Lyft Stock Surge: What does it tells about Auto Industry

Lyft has been a revolutionary startup in the transportation sector since its inception in 2012. Founded by Logan Green and John Zimmer, the company started as a ride-sharing service aiming to redefine how people commute in cities. Initially launched in San Francisco, Lyft quickly gained popularity for its affordable and convenient ride options, challenging the traditional taxi industry. What set Lyft apart was its unique approach to the “last mile” commute problem, offering a solution to people who struggled with the gap between public transportation stops and their final destinations. By connecting riders with local drivers via a simple app, Lyft solved the issue of access to convenient transportation, particularly in areas where public transit options were limited or inefficient. Over the years, Lyft expanded its services to cities across the U.S., transforming urban mobility and reshaping the automotive landscape.

Lyft stock price surge in may 2025

Lyft Stock Surge: What Does It Tell About the Auto Industry?

In recent developments, Lyft’s stock has experienced a significant surge, reflecting investor confidence and positive market sentiment. The company’s stock price rose by 21% to $15.76 following strong first-quarter earnings and an upgrade from Goldman Sachs to “Buy” with a $20 price target, implying a potential 26% upside. Analyst Eric Sheridan from Goldman Sachs highlighted Lyft’s solid execution with a 16% ride growth, suggesting that concerns about autonomous vehicle competition and Uber’s recent partnerships are already priced into Lyft’s shares.

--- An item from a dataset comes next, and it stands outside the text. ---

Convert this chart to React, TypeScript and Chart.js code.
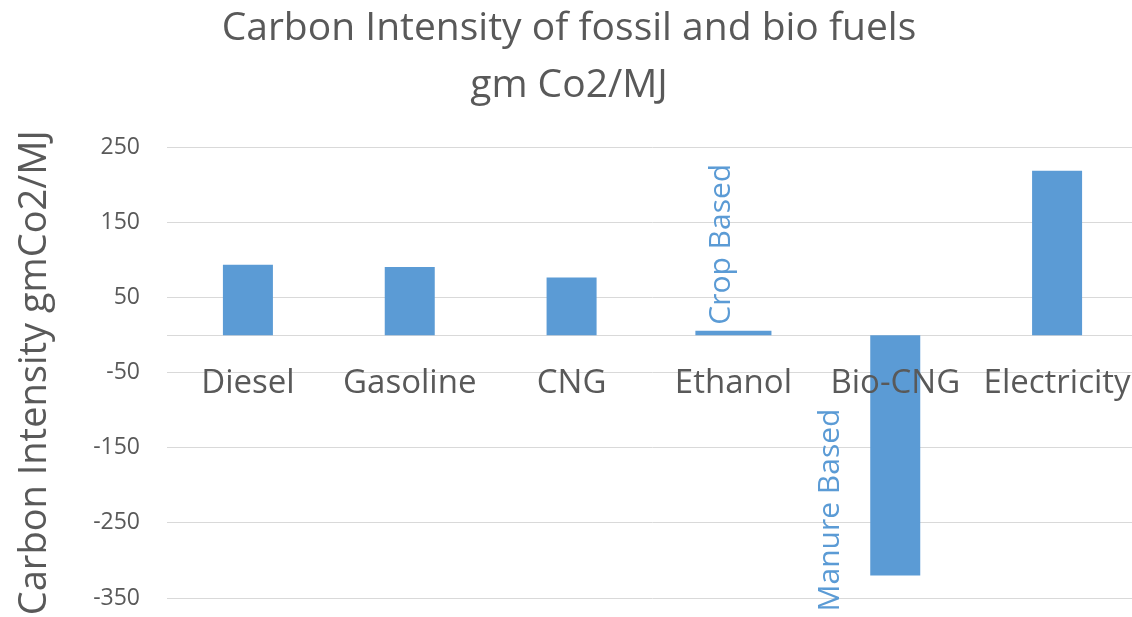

Additionally, Lyft’s stock surged over 23% on Friday, reaching a high of $16.14—the highest intraday price since December—following strong first-quarter results and an expanded stock buyback program. The company announced a new $750 million stock repurchase plan, with $500 million expected to be utilized within the next year. This move was well-received by investors and analysts, prompting UBS, Oppenheimer, and JPMorgan to raise their price targets to $14, $17, and $16, respectively.

The surge in Lyft’s stock price indicates a positive outlook for the company, driven by strong financial performance, strategic initiatives, and investor confidence. This uptick not only reflects the company’s resilience in the competitive ride-sharing market but also signals potential growth opportunities in the evolving transportation landscape.

A $750 Million Buyback Program

To add further strength to its strategy, Lyft announced an expanded stock buyback program of up to $750 million. The buyback program is seen as a signal to the market that the company is confident in its ability to execute its plans and deliver value to shareholders. Stock buybacks generally lead to an increase in stock value because the number of outstanding shares is reduced, making each share more valuable.

This decision is also a direct response to pressure from Engine Capital, an activist investor who had pushed Lyft to either accelerate its buyback program or explore alternative strategic paths, including a potential sale. The new buyback program, therefore, offers an important signal to investors that Lyft is committed to creating value and addressing shareholder concerns.

Expanding Beyond the Big Cities

Lyft has long dominated in larger urban centers like San Francisco, New York, and Los Angeles. These cities have dense populations and established infrastructure that made it easy for ride-sharing companies to flourish. However, as the competition in these areas became more fierce, Lyft had to rethink its strategy for growth. The company’s focus has now shifted towards small cities with untapped potential, where public transportation options are limited, and car dependency remains high.

For example, Lyft has started focusing on cities like Indianapolis, where it saw a 37% increase in rides during the first quarter of the year. These smaller cities have fewer transportation alternatives, making them a golden opportunity for Lyft to gain market share. This move not only boosts revenue potential but also sets the stage for Lyft to become a more integrated part of daily transportation in regions outside of major metropolitan hubs.